### Supplied data
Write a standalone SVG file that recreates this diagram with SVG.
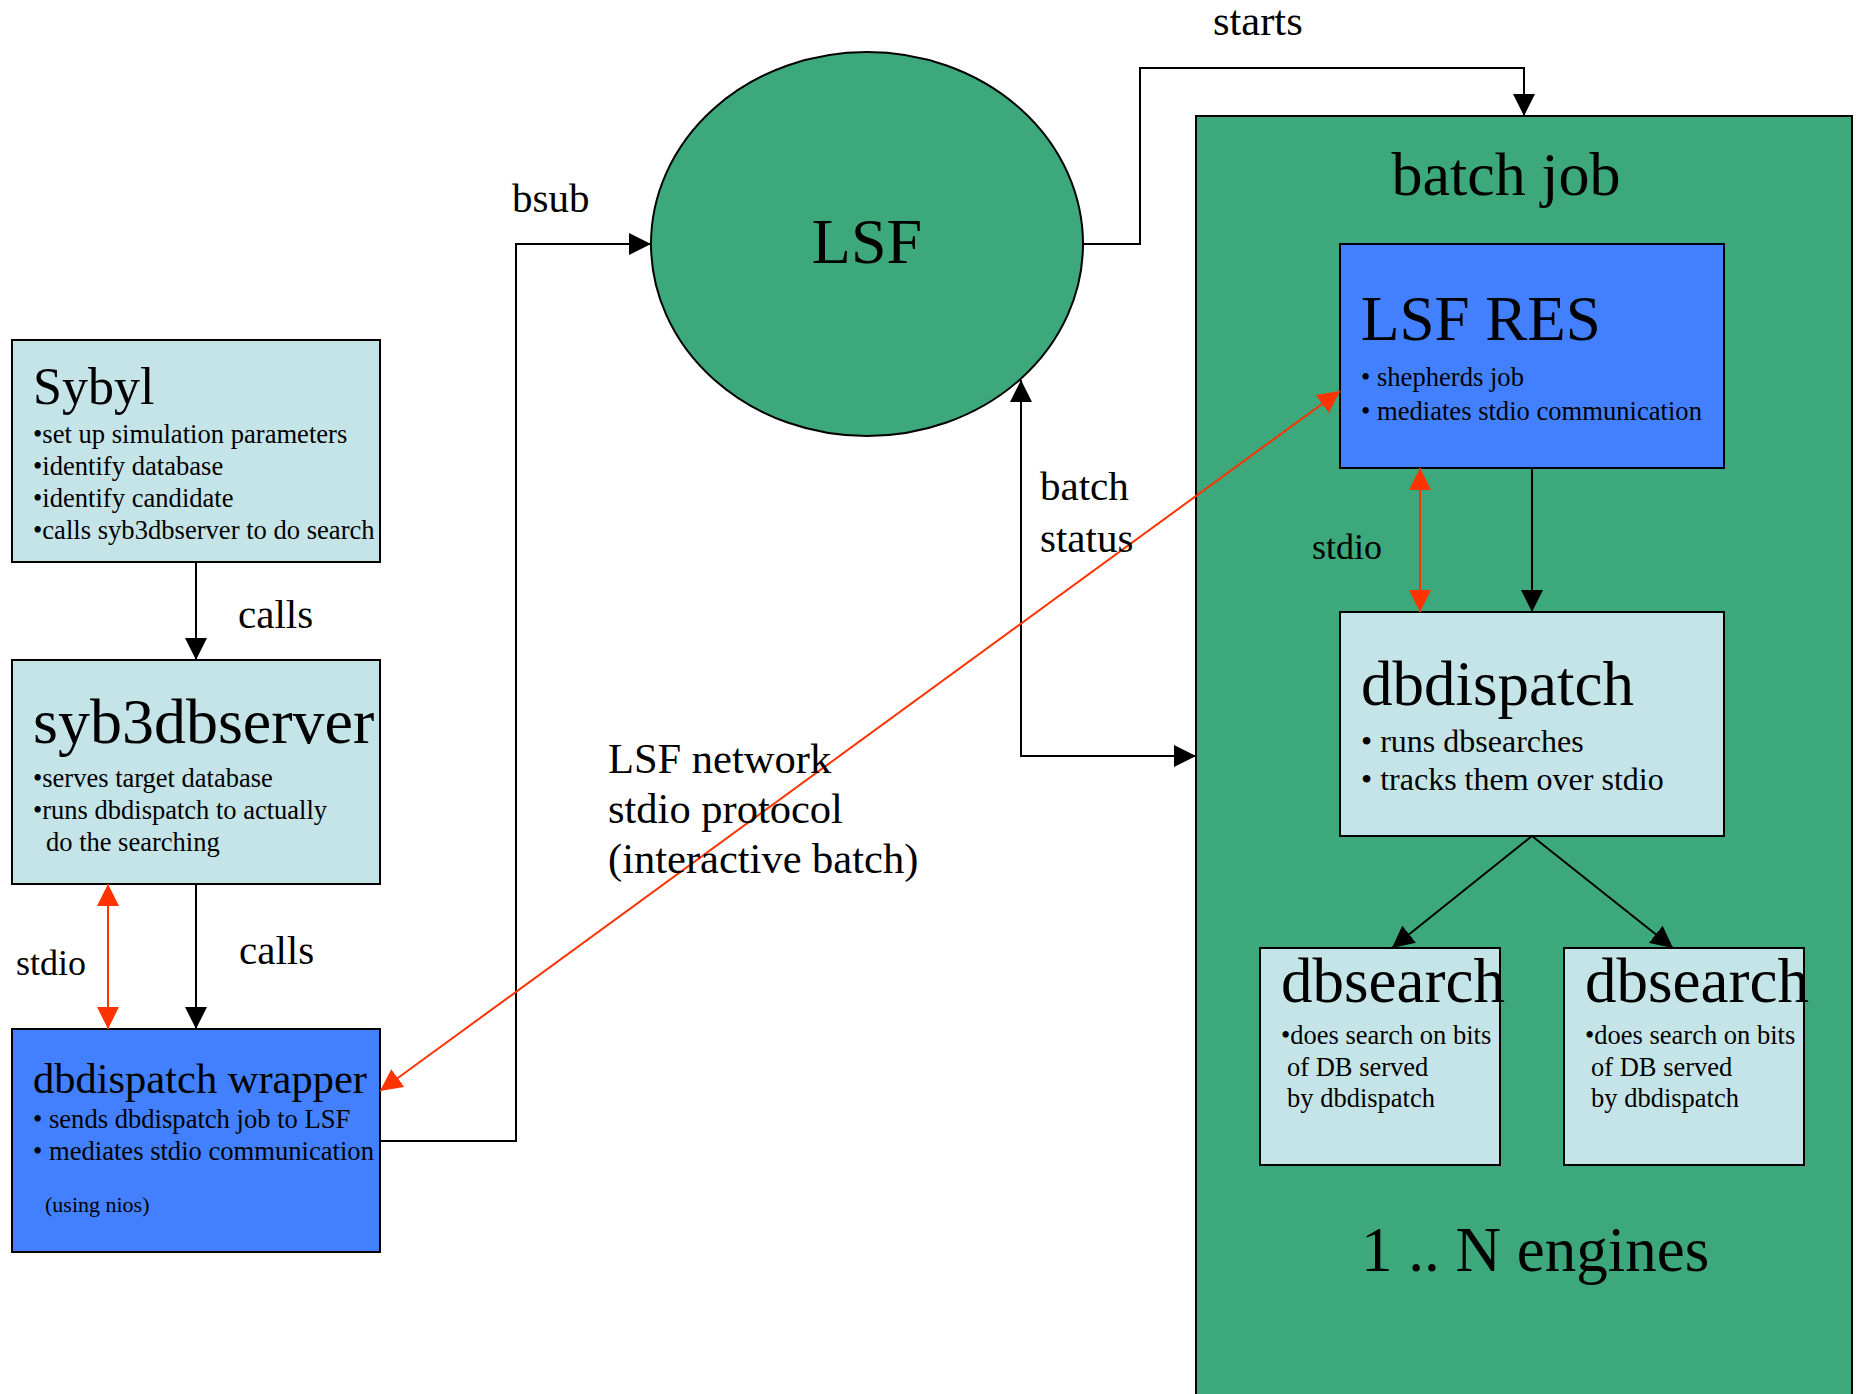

* * *

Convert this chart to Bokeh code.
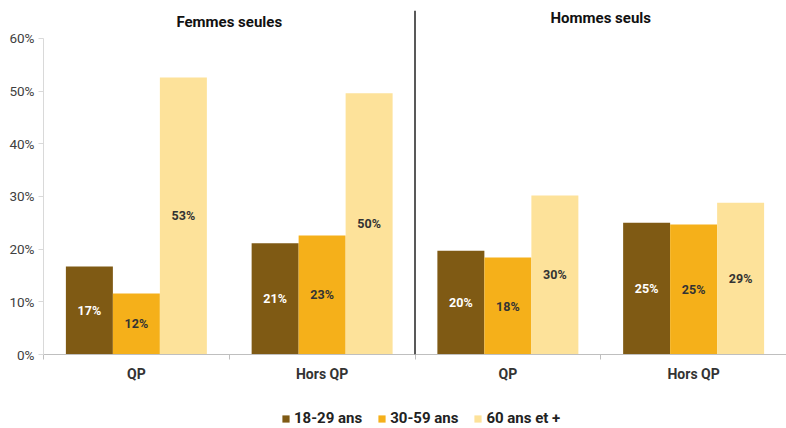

==

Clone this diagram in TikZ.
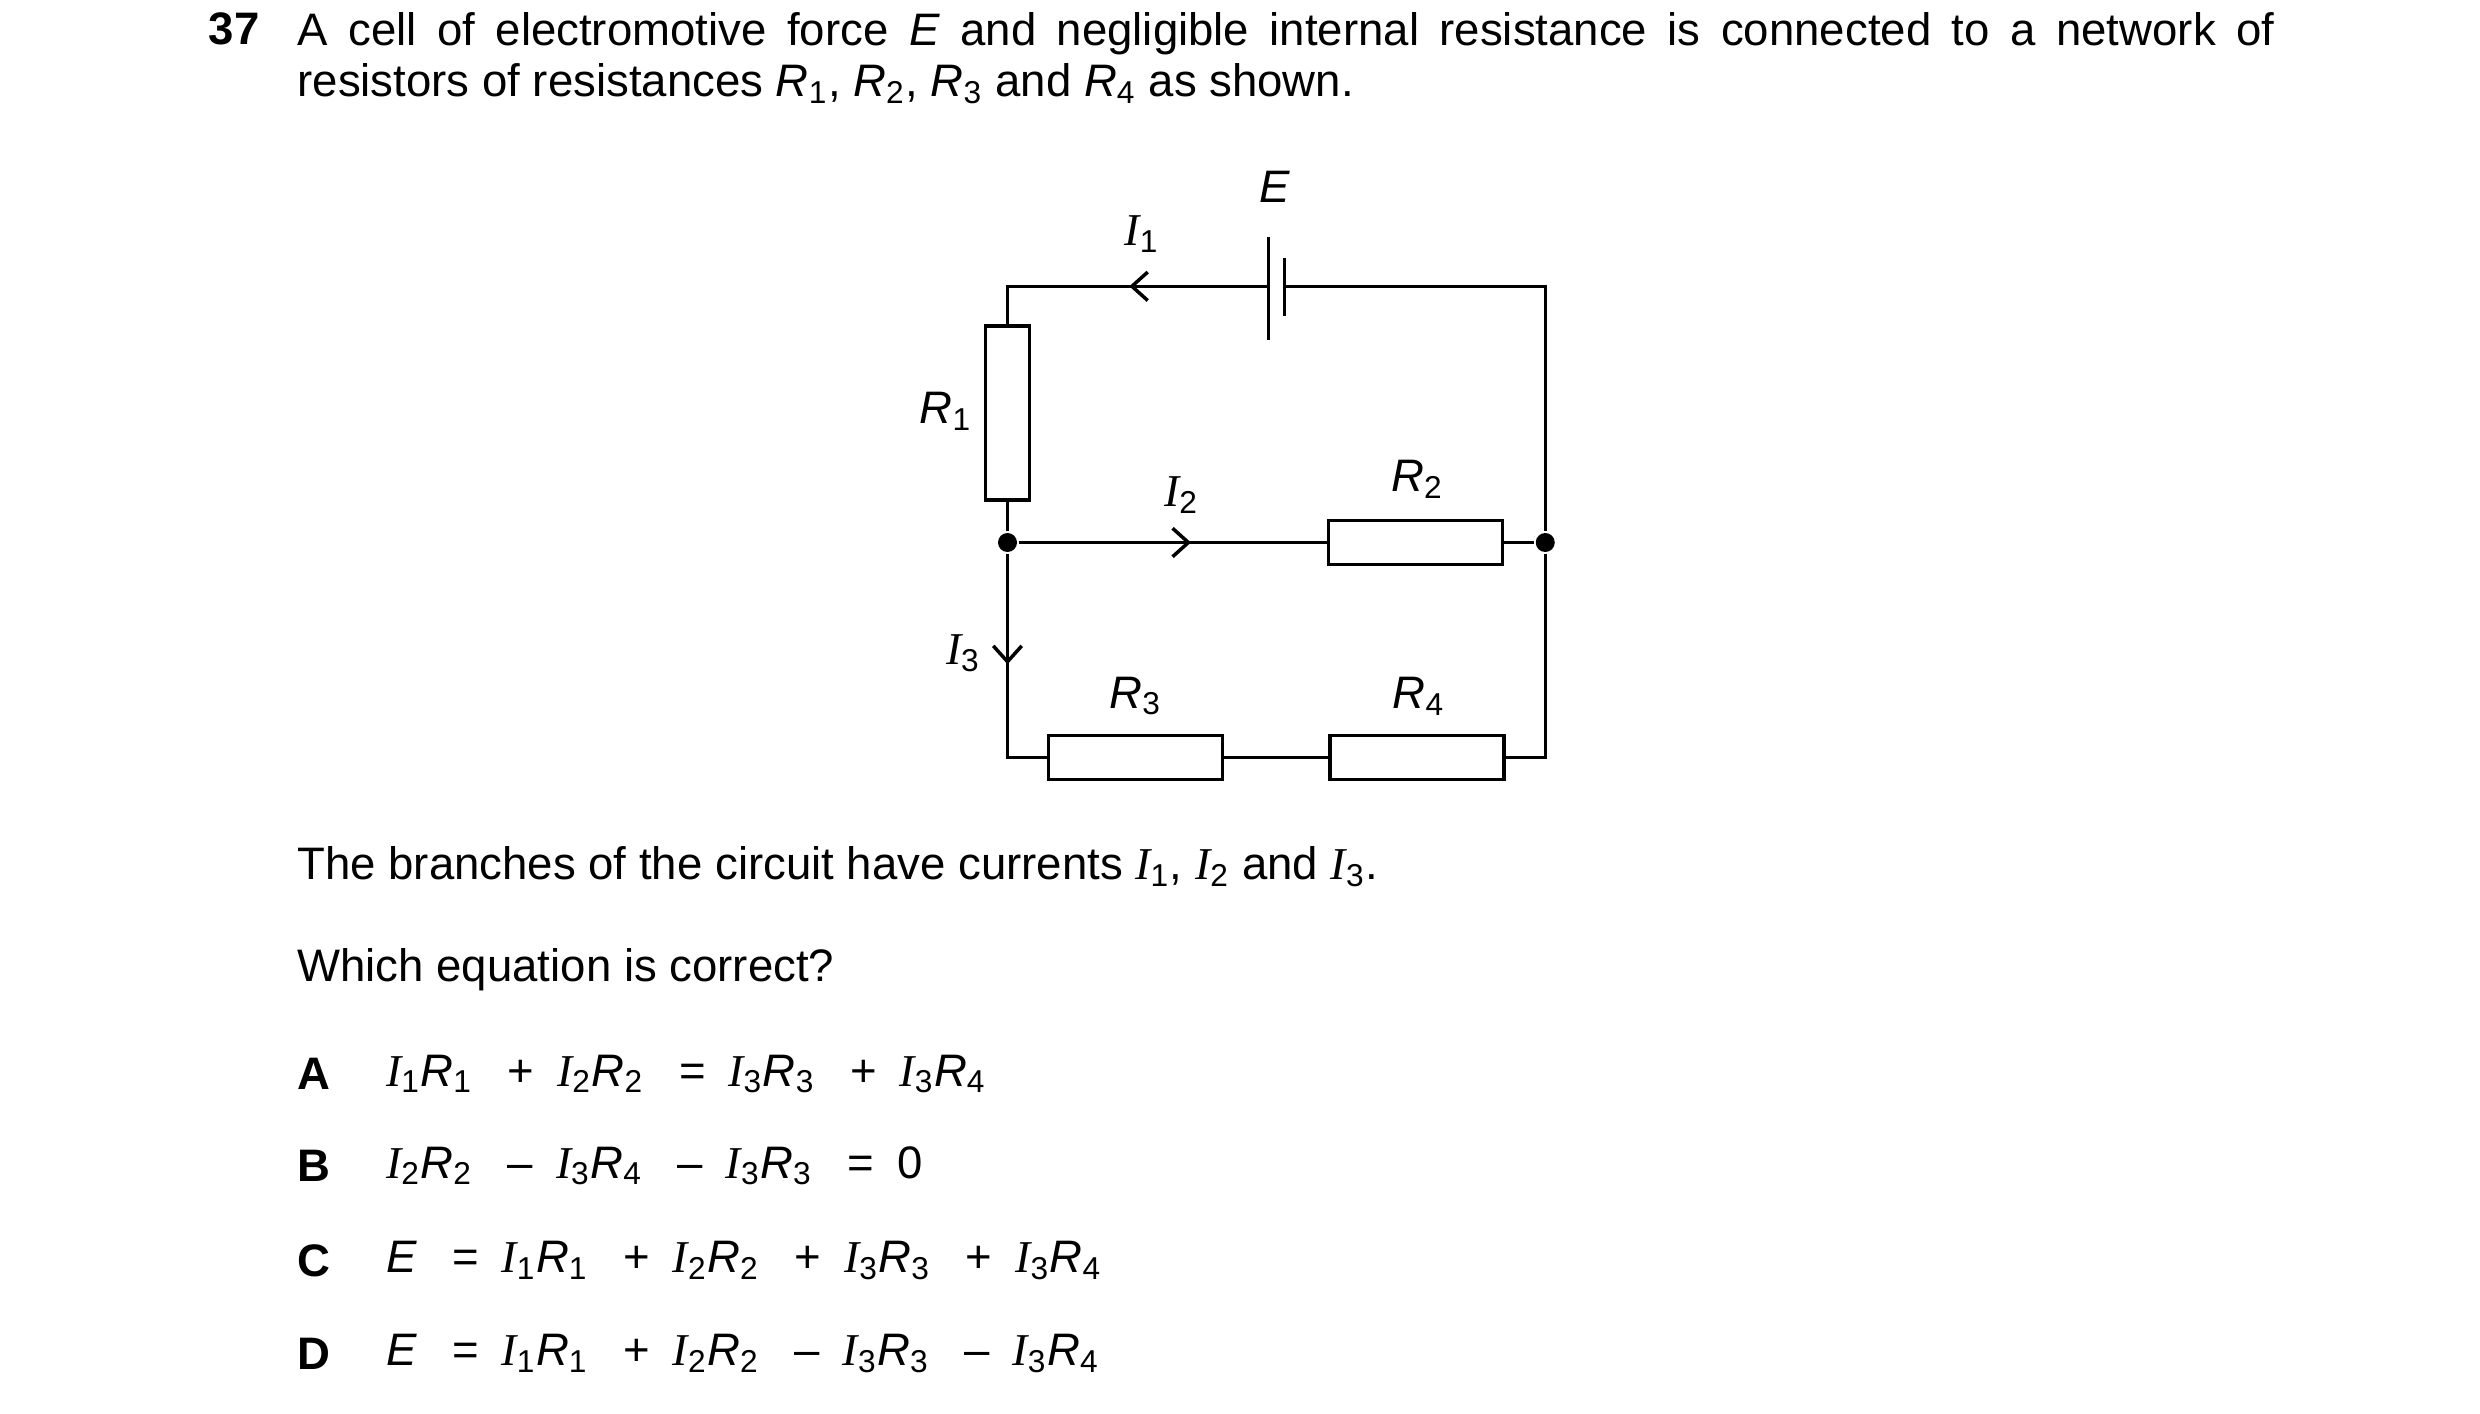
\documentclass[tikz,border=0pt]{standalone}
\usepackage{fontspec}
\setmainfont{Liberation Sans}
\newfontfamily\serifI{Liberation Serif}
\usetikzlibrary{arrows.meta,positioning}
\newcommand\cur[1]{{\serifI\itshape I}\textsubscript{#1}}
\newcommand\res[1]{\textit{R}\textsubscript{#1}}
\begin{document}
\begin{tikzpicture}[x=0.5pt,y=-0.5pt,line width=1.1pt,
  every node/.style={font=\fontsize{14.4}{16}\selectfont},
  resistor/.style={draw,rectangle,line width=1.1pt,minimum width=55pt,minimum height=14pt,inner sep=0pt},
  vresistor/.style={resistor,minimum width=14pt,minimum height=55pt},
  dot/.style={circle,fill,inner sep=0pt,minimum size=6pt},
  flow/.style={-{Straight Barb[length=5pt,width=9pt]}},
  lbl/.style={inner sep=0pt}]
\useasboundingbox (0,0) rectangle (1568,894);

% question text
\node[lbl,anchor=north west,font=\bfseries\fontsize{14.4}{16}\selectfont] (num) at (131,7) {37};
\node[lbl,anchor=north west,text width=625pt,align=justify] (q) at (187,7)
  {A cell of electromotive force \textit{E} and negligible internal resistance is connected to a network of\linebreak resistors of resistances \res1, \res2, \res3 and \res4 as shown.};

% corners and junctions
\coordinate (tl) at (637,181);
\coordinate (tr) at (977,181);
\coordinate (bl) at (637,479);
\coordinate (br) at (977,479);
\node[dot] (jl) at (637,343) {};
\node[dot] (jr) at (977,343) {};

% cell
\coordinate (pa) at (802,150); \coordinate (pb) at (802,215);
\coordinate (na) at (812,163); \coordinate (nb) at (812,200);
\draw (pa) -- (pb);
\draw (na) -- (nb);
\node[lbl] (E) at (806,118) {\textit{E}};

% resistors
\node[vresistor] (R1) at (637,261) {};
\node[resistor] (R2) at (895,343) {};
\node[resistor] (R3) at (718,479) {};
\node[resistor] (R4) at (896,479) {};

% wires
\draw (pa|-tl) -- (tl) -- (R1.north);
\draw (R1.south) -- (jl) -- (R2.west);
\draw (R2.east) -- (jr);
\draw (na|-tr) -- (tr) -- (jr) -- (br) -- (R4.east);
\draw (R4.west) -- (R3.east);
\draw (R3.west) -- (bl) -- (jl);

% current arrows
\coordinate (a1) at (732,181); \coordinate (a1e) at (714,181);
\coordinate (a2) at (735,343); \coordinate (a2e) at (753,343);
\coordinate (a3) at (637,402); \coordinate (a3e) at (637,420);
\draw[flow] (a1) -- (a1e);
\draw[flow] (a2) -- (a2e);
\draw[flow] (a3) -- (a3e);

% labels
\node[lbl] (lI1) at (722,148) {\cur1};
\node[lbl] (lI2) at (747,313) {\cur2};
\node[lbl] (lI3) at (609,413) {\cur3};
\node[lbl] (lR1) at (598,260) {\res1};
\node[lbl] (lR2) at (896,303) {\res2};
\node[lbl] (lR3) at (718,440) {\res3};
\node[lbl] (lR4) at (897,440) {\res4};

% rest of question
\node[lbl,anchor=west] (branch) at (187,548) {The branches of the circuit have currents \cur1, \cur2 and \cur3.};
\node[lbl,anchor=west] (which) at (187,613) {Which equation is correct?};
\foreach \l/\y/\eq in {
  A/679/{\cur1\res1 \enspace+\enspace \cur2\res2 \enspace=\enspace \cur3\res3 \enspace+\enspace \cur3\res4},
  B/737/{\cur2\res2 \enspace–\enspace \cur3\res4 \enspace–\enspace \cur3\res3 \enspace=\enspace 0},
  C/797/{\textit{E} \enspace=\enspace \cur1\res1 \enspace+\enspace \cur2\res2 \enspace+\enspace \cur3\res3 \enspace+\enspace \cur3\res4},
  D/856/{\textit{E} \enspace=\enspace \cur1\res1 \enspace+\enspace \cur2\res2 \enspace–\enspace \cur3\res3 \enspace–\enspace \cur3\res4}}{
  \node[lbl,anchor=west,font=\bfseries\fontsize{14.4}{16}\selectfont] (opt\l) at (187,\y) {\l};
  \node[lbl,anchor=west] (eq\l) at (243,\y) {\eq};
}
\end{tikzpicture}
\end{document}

### What the exercise asks
Search the data above for the word "this", then gather each line in which it appears.

### Task answer
Write a standalone SVG file that recreates this diagram with SVG.
Convert this chart to Bokeh code.
Clone this diagram in TikZ.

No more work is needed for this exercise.